Sonia Mota ist Pastorin und Feministin. Als Direktorin der Ökumenischen Dienstkoordination setzt sie sich für die Verteidigung der Menschenrechte ein.
Am deutlichsten wurde Ricardo Gondim, ein Pastor einer sogenannten Megachurch in São Paulo und preisgekrönter Autor mehrerer Bücher: „Brasilien befindet sich in einem Zustand kollektiver Halluzination“, sagte Gondim auf einer Podiumsdiskussion auf dem Evangelischen Kirchentag in Dortmund. Er selbst predige seit 38 Jahren und wisse auch um die Kraft der Predigt. „Wie konnten Pastoren nur einen solchen Faschisten legitimieren?“ Damit spielte er darauf an, dass vor allem die Pfingstkirchen in Brasilien den jetzigen Präsidenten im Wahlkampf vor einem Jahr unterstützt haben. „Mit Predigten sollte man inspirieren und keine Angst verbreiten.“
David Mesquiati, selbst Pastor einer Pfingstkirche, räumte ein, dass Kollegen von ihm Bolsonaro unterstützt hätten. „Ich widersetze mich dem. Wir sollten so etwas nicht machen, schon gar nicht bei einer Stichwahl.“ Dennoch sehe er die Bevölkerung nicht als Opfer. „Die Kirchenmitglieder haben selbst ihre Wahl getroffen.“
Homosexuelle werden diskriminiert
Aus dem politischen Geschäft kommt Carlos Bezerra. Er ist Sekretär für Sport und Freizeit in der Stadtregierung von São Paulo und war Vorsitzender der sozialdemokratischen Partei Brasiliens (PSDB) im Kommunal- und Landtag. Auch er kritisierte die Wahlkampfhilfe der Kirchen für Bolsonaro. „Es ist immer ein Fehler, Projekte der Mächtigen blind und unkritisch zu unterstützen“, sagte Bezerra.

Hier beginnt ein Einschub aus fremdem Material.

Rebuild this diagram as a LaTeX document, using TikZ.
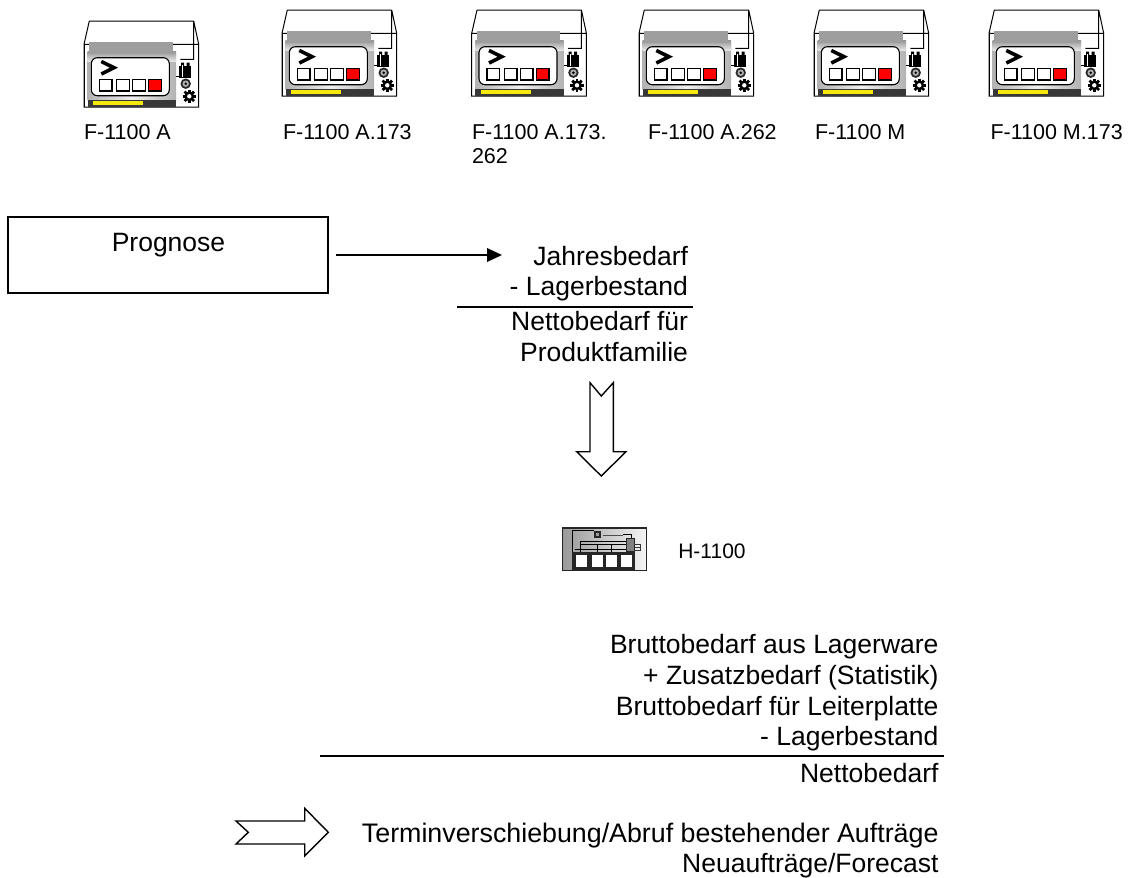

Sônia Mota ist Pastorin, sie bezeichnet sich zudem als Feministin und Menschenrechtsaktivistin. „Als Frau und als Feministin kann ich es nicht hinnehmen, dass Politiker wie Bolsonaro unser Land in Geiselhaft nehmen. Dass Fundamentalisten unsere Rechte bedrohen.“ Frauen würden sexuelle und reproduktive Rechte genommen, Schwule und Lesben würden ausgegrenzt. Als Direktorin der Ökumenischen Dienstkoordination (CESE), einer gemeinnützigen ökumenischen Organisation, die sich seit 46 Jahren in Brasilien für die Verteidigung der Menschenrechte einsetzt, sehe sie den Fundamentalismus auch bei einem Teil der katholischen Kirche, das sei ein Rückschritt. „Wir müssen selbst in unserer ökumenischen Organisation immer wieder darüber sprechen und überzeugen, dass wir die Menschenrechte verteidigen müssen.“ Dabei sei Menschlichkeit ein „christlicher Imperativ“.
Stadtrat Bezerra erklärte, wie er seine Überzeugungen als Christ in seiner Politik umsetzt: „Einen Politiker qualifiziert, dass er dient, dass er sich für Menschenrechte einsetzt und seinen Glauben umsetzt.“ Es gehe darum, die Verwundbaren ins Zentrum zu stellen, sie sichtbar zu machen. „Frauen werden in der Arbeitswelt am meisten ausgebeutet. Wir müssen den strukturellen Machismus überwinden“, sagte er – und verwies auf Vorbilder wie Martin Luther und Desmond Tutu.